This is a tutorial for beginners. If you're familiar with the concept and just wanna see some full fledged examples, take a look at the examples page.
A simple example
We'll start with a simple example and work from there. The file
exampledatafile contains the output of an
ls -l command, a list of files in some directory. In this example we'll do some calculations on this file list.
The following commands will count the lines in the file exampledatafile, effectively getting the number of files in the directory. The output will be exactly as if we ran the
q "SELECT COUNT(1) FROM exampledatafile" cat exampledatafile | q "SELECT COUNT(1) FROM -"
Now, let's assume we want to know the number of files per date in the directory. Notice that the date is in column 6.
q "SELECT c6,COUNT(1) FROM exampledatafile GROUP BY c6"
The results will show the number of files per date. However, there's a lot of "noise" - dates in which there is only one file. Let's leave only the ones which have 3 files or more:
q "SELECT c6,COUNT(1) AS cnt FROM exampledatafile GROUP BY c6 HAVING cnt >= 3"
Now, let's see if we can get something more interesting. The following command will provide the total size of the files for each date. Notice that the file size is in c5.
q "SELECT c6,SUM(c5) AS size FROM exampledatafile GROUP BY c6"
We can see the results. However, the sums are in bytes. Let's show the same results but in KB:
q "SELECT c6,SUM(c5)/1024.0 AS size FROM exampledatafile GROUP BY c6"
The last command provided us with a list of results, but there is no order and the list is too long. Let's get the Top 5 dates:
q "SELECT c6,SUM(c5)/1024.0 AS size FROM exampledatafile GROUP BY c6 ORDER BY size DESC LIMIT 5"
Now we'll see how we can format the output itself, so it looks better:
q -f "2=%4.2f" "SELECT c6,SUM(c5)/1024.0 AS size FROM exampledatafile GROUP BY c6 ORDER BY size DESC LIMIT 5"
A more complicated example, showing time manipulation
Let's assume that we have a file with a timestamp as its first column. We'll show how it's possible to get the number of rows per full minute:
q "SELECT DATETIME(ROUND(c1/60000)*60000/1000,'unixepoch','-05:00') as min, COUNT(1) FROM datafile*.gz GROUP BY min"
There are several things to notice here:
- The timestamp value is in the first column, hence c1.

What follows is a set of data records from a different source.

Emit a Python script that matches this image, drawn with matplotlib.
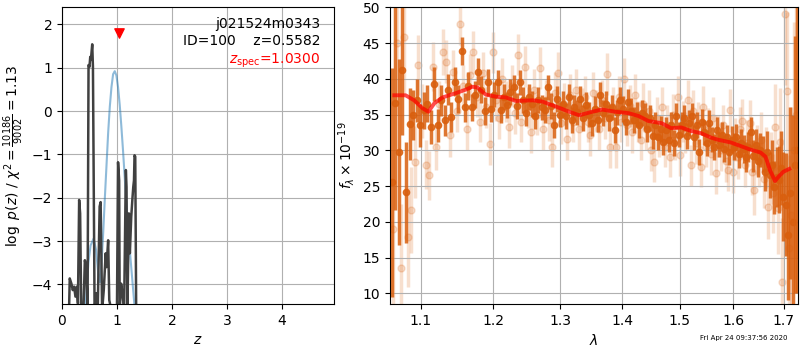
import matplotlib
matplotlib.use("Agg")
import matplotlib.pyplot as plt
import numpy as np

# p(z) from the fit (dark) and the prior-ish smooth curve (blue)
z_pz = [0.128, 0.141, 0.171, 0.196, 0.22, 0.245, 0.27, 0.29, 0.312, 0.33, 0.35, 0.39,
        0.416, 0.44, 0.465, 0.483, 0.50, 0.514, 0.526, 0.55, 0.563, 0.593, 0.62, 0.65,
        0.685, 0.703, 0.73, 0.76, 0.795, 0.81, 0.84, 0.86, 0.90, 1.0, 1.02, 1.04, 1.05,
        1.076, 1.10, 1.13, 1.162, 1.174, 1.19, 1.217, 1.235, 1.26, 1.28, 1.297, 1.31,
        1.32, 1.333, 1.35, 1.40]
logp = [-4.6, -3.86, -3.98, -4.13, -4.05, -4.28, -4.05, -4.44, -2.05, -2.36, -4.6, -4.6,
        -3.44, -3.6, -4.6, 1.06, 1.02, 1.25, 1.18, 1.54, 1.02, -4.6, -4.2, -4.6,
        -2.2, -2.1, -4.6, -4.13, -3.28, -3.6, -2.98, -4.36, -4.6, -4.6, -1.18, -1.6, -4.6,
        -3.98, -4.2, -4.6, -1.36, -1.75, -4.6, -2.36, -3.28, -2.44, -2.05, -1.75, -1.6,
        -1.02, -1.05, -4.6, -4.6]

z_prior = [0.40, 0.44, 0.48, 0.52, 0.575, 0.62, 0.66, 0.69, 0.72, 0.75, 0.78, 0.81,
           0.84, 0.87, 0.90, 0.93, 0.96, 0.99, 1.02, 1.05, 1.08, 1.11, 1.14, 1.17,
           1.20, 1.23, 1.26, 1.29, 1.32, 1.35]
logp_prior = [-4.9, -4.3, -3.5, -3.1, -2.94, -3.2, -3.75, -3.95, -3.5, -2.8, -2.0, -1.25,
              -0.5, 0.1, 0.55, 0.85, 0.92, 0.82, 0.55, 0.15, -0.35, -0.9, -1.5, -2.1,
              -2.65, -3.15, -3.6, -4.05, -4.5, -4.9]

z_best = 0.5582
z_spec = 1.03
chi2_num, chi2_den = 10186, 9002

# spectrum, two sets of grism pixels (G141 sampling)
wave_a = 1.0620 + 0.00465 * np.arange(144)
flux_a = [25.5, 36.6, 29.8, 41.2, 24.1, 33.7, 34.9, 37.0, 33.5, 35.6,
          36.5, 33.3, 39.3, 33.5, 37.0, 34.2, 38.5, 34.7, 39.6, 37.2,
          43.9, 36.0, 39.0, 36.0, 37.8, 41.0, 38.5, 35.5, 39.5, 35.8,
          37.8, 39.5, 35.6, 37.5, 36.3, 38.2, 38.8, 36.2, 39.5, 37.0,
          35.2, 37.5, 36.5, 34.8, 37.0, 36.0, 35.6, 38.8, 36.2, 33.5,
          37.2, 35.0, 36.5, 34.8, 37.5, 34.2, 36.0, 35.3, 37.2, 34.5,
          36.3, 35.0, 33.8, 35.8, 34.3, 37.8, 35.2, 36.5, 34.5, 36.0,
          32.8, 35.3, 37.0, 35.8, 34.0, 36.8, 35.5, 34.2, 35.0, 33.5,
          35.2, 34.8, 33.0, 34.5, 32.0, 33.5, 31.8, 33.0, 31.2, 32.8,
          31.5, 33.5, 31.0, 34.8, 32.2, 33.6, 34.5, 32.0, 33.8, 34.8,
          31.8, 33.5, 29.8, 34.0, 32.5, 31.0, 33.8, 31.5, 30.5, 32.8,
          30.8, 32.2, 30.2, 31.8, 29.8, 31.5, 30.5, 31.8, 29.5, 31.0,
          30.2, 29.0, 30.5, 32.5, 29.2, 30.8, 28.5, 30.0, 29.5, 27.0,
          29.8, 26.5, 28.0, 24.8, 26.3, 25.9, 27.5, 23.5, 22.4, 18.2,
          24.0, 20.0, 28.0, 30.0]
err_a = [16, 15, 13, 9, 7, 5, 3.5, 3, 3, 2.6,
         2.6, 2.4, 2.4, 2.3, 2.2, 2.2, 2.2, 2.1, 2.0, 2.0,
         2.0, 2.0, 2.0, 1.9, 1.9, 1.9, 1.9, 1.9, 1.9, 1.8,
         1.8, 1.8, 1.8, 1.8, 1.8, 1.8, 1.8, 1.8, 1.8, 1.8,
         1.8, 1.8, 1.8, 1.8, 1.8, 1.8, 1.8, 1.8, 1.8, 1.8,
         1.8, 1.8, 1.8, 1.8, 1.8, 1.8, 1.8, 1.8, 1.8, 1.8,
         1.8, 1.8, 1.8, 1.8, 1.8, 1.8, 1.8, 1.8, 1.8, 1.8,
         1.8, 1.8, 1.8, 1.8, 1.8, 1.8, 1.8, 1.8, 1.8, 1.8,
         1.8, 1.8, 1.8, 1.8, 1.8, 1.8, 1.8, 1.8, 1.8, 1.8,
         1.8, 1.8, 1.8, 1.8, 1.8, 1.8, 1.8, 1.8, 1.8, 1.8,
         1.8, 1.8, 1.8, 1.8, 1.8, 1.8, 1.8, 1.8, 1.8, 1.8,
         1.8, 1.8, 1.8, 1.8, 1.9, 1.9, 1.9, 1.9, 2.0, 2.0,
         2.0, 2.1, 2.1, 2.2, 2.2, 2.2, 2.3, 2.4, 2.5, 2.7,
         2.9, 3.2, 3.4, 3.7, 4.2, 4.7, 5.2, 6.2, 7.2, 9.2,
         12, 15, 18, 20]

wave_b = 1.0643 + 0.00465 * np.arange(143)
flux_b = [19.0, 45.0, 13.5, 45.8, 17.9, 21.6, 28.4, 42.0, 35.5, 28.0,
          26.5, 41.7, 30.5, 36.5, 43.8, 42.4, 32.1, 41.0, 35.5, 47.7,
          39.0, 33.0, 40.5, 43.7, 37.5, 34.0, 40.8, 36.0, 30.9, 43.7,
          37.0, 34.5, 40.0, 36.8, 33.2, 39.0, 35.2, 43.4, 34.0, 41.7,
          36.0, 32.5, 38.5, 35.0, 41.5, 33.0, 37.0, 34.2, 30.5, 38.0,
          40.8, 33.8, 36.5, 31.6, 37.8, 34.0, 38.5, 33.0, 35.8, 37.5,
          34.0, 32.1, 38.0, 35.5, 33.0, 37.0, 34.5, 40.7, 30.4, 36.0,
          30.4, 37.5, 34.0, 40.0, 33.5, 36.2, 32.5, 37.8, 34.0, 31.5,
          36.5, 33.0, 35.5, 30.0, 28.4, 34.5, 32.0, 36.0, 30.5, 33.5,
          29.1, 35.0, 31.5, 37.5, 29.3, 34.0, 32.5, 37.0, 27.9, 35.5,
          31.0, 33.8, 27.7, 36.1, 30.5, 33.0, 29.5, 34.5, 26.8, 32.0,
          30.0, 33.5, 28.5, 27.2, 35.6, 27.0, 31.5, 29.0, 33.0, 34.1,
          28.0, 31.0, 33.8, 27.0, 24.5, 30.0, 28.5, 31.5, 26.0, 29.0,
          22.1, 27.5, 24.0, 33.3, 22.0, 31.2, 11.6, 49.1, 38.3, 16.3,
          21.0, 30.0, 35.0]
err_b = [11, 10, 9, 8, 7, 6, 5, 4.2, 3.8, 3.4,
         3.4, 3.4, 3.3, 3.2, 3.2, 3.0, 3.0, 3.0, 3.0, 3.0,
         3.0, 3.0, 3.0, 3.0, 2.9, 2.9, 2.9, 2.9, 2.9, 2.9,
         2.9, 2.9, 2.9, 2.9, 2.9, 2.9, 2.9, 2.9, 2.9, 2.9,
         2.9, 2.9, 2.9, 2.9, 2.9, 2.9, 2.9, 2.9, 2.9, 2.9,
         2.9, 2.9, 2.9, 2.9, 2.9, 2.9, 2.9, 2.9, 2.9, 2.9,
         2.9, 2.9, 2.9, 2.9, 2.9, 2.9, 2.9, 2.9, 2.9, 2.9,
         2.9, 2.9, 2.9, 2.9, 2.9, 2.9, 2.9, 2.9, 2.9, 2.9,
         2.9, 2.9, 2.9, 2.9, 2.9, 2.9, 2.9, 2.9, 2.9, 2.9,
         2.9, 2.9, 2.9, 2.9, 2.9, 2.9, 2.9, 2.9, 2.9, 2.9,
         2.9, 2.9, 2.9, 2.9, 2.9, 2.9, 2.9, 2.9, 2.9, 2.9,
         2.9, 2.9, 2.9, 2.9, 3.0, 3.0, 3.0, 3.0, 3.1, 3.1,
         3.1, 3.2, 3.3, 3.3, 3.5, 3.5, 3.7, 3.8, 4.0, 4.3,
         4.5, 5.0, 5.5, 6.0, 6.5, 7.5, 9.0, 10, 11, 13,
         15, 18, 20]

# best-fit template
wave_model = [1.0655, 1.080, 1.091, 1.102, 1.110, 1.118, 1.129, 1.147, 1.161, 1.170,
              1.177, 1.189, 1.204, 1.218, 1.233, 1.258, 1.273, 1.294, 1.314, 1.330,
              1.351, 1.367, 1.389, 1.411, 1.428, 1.445, 1.468, 1.485, 1.503, 1.521,
              1.539, 1.557, 1.570, 1.595, 1.614, 1.633, 1.653, 1.663, 1.672, 1.682,
              1.689, 1.699, 1.711]
flux_model = [37.7, 37.7, 37.0, 35.9, 35.4, 36.6, 37.4, 38.0, 38.5, 38.9,
              38.8, 37.8, 37.5, 37.4, 36.9, 37.0, 36.8, 36.1, 35.4, 34.9,
              35.4, 35.7, 35.4, 35.2, 34.8, 34.1, 33.8, 33.1, 33.2, 32.7,
              32.4, 31.8, 31.5, 31.1, 30.6, 30.1, 29.7, 29.1, 27.2, 25.7,
              26.3, 27.0, 27.4]

wave_ticks = [1.1, 1.2, 1.3, 1.4, 1.5, 1.6, 1.7]

orange = '#d95f0e'

fig = plt.figure(figsize=(8, 3.5), dpi=100)
ax1 = fig.add_axes([0.0775, 0.1314, 0.34, 0.8486])
ax2 = fig.add_axes([0.4875, 0.1314, 0.51, 0.8486])

# left: log p(z)
ax1.plot(z_prior, logp_prior, color='#1f77b4', alpha=0.5, lw=1.5)
ax1.plot(z_pz, logp, color='0.25', lw=1.8)
ax1.scatter([z_spec], [1.8], marker='v', color='red', s=45, zorder=5)
ax1.text(0.95, 0.965, 'j021524m0343\nID={0}    z={1:.4f}'.format(100, z_best),
         transform=ax1.transAxes, ha='right', va='top', fontsize=10)
ax1.text(0.95, 0.85, r'$z_\mathrm{spec}$' + '={0:.4f}'.format(z_spec),
         transform=ax1.transAxes, ha='right', va='top', fontsize=10, color='red')
ax1.set_xlim(0, 4.95)
ax1.set_ylim(-4.45, 2.4)
ax1.set_xlabel(r'$z$')
ax1.set_ylabel(r'$\log\ p(z)$' + ' / ' + r'$\chi^2=\frac{%d}{%d}=%.2f$'
               % (chi2_num, chi2_den, chi2_num / chi2_den))
ax1.grid()

# right: spectrum
ax2.errorbar(wave_b, flux_b, yerr=err_b, fmt='o', color=orange, alpha=0.2,
             ms=5, lw=2.5, zorder=1)
ax2.errorbar(wave_a, flux_a, yerr=err_a, fmt='o', color=orange, alpha=0.85,
             ms=4.5, lw=2.5, zorder=2)
ax2.plot(wave_model, flux_model, color='red', alpha=0.7, lw=2.8, zorder=3)
ax2.set_xscale('log')
ax2.set_xlim(1.06, 1.729)
ax2.set_ylim(8.5, 50.05)
ax2.xaxis.set_minor_locator(matplotlib.ticker.NullLocator())
ax2.set_xticks(wave_ticks)
ax2.set_xticklabels(['{0:.1f}'.format(w) for w in wave_ticks])
ax2.set_yticks(np.arange(10, 51, 5))
ax2.set_xlabel(r'$\lambda$')
ax2.set_ylabel(r'$f_\lambda\times10^{-19}$')
ax2.grid()

fig.text(0.985, 0.025, 'Fri Apr 24 09:37:56 2020', ha='right', va='bottom', fontsize=5)

plt.savefig('out.png', dpi=100)
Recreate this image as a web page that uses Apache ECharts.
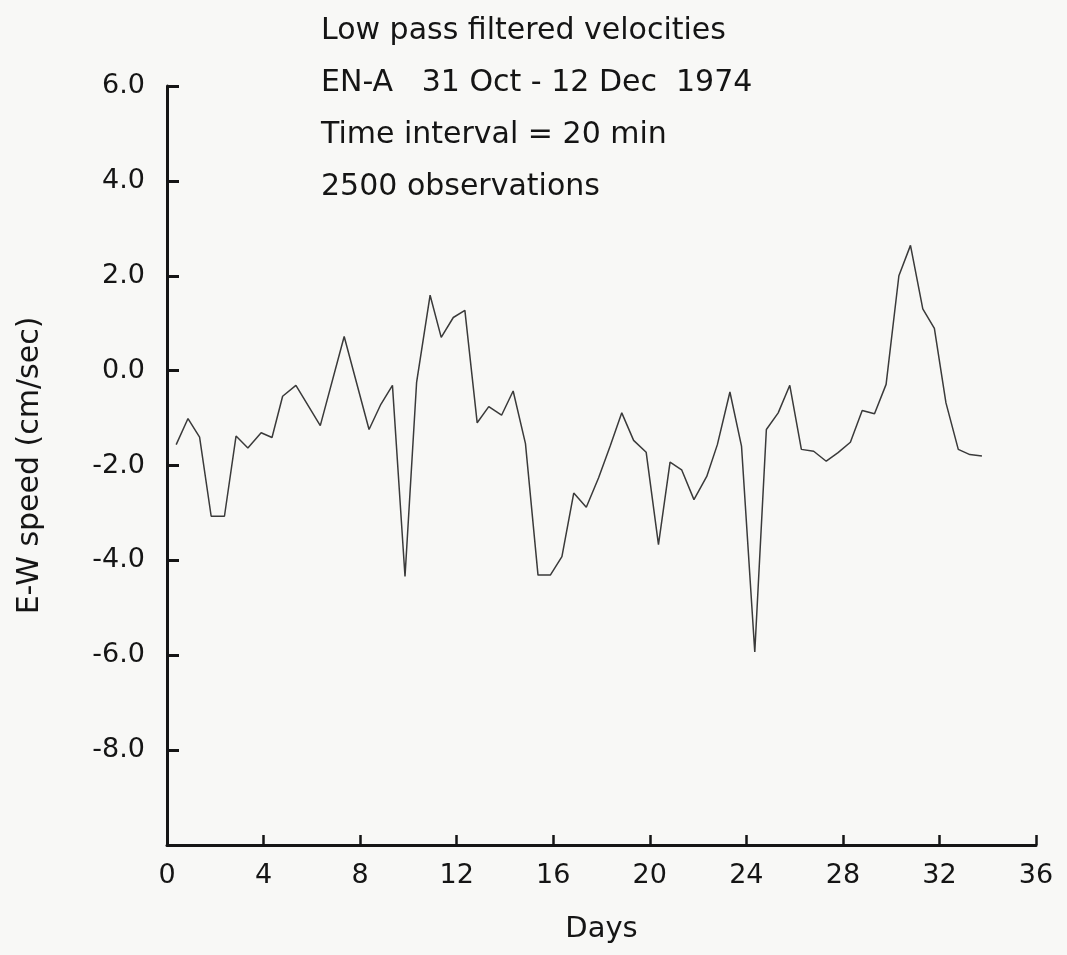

- The timestamp is assumed to be a unix epoch timestamp, but in ms, and DATETIME accepts seconds, so we need to divide by 1000
- The full-minute rounding is done by dividing by 60000 (ms), rounding and then multiplying by the same amount. Rounding to an hour, for example, would be the same except for having 3600000 instead of 60000.
- We use DATETIME's capability in order to output the time in localtime format. In that case, it's converted to New York time (hence the -5 hours)
- The filename is actually all files matching "datafile*.gz" - Multiple files can be read, and since they have a .gz extension, they are decompressed on the fly.
- NOTE: For non-SQL people, the date manipulation may seem odd at first, but this is standard SQL processing for timestamps and it's easy to get used to.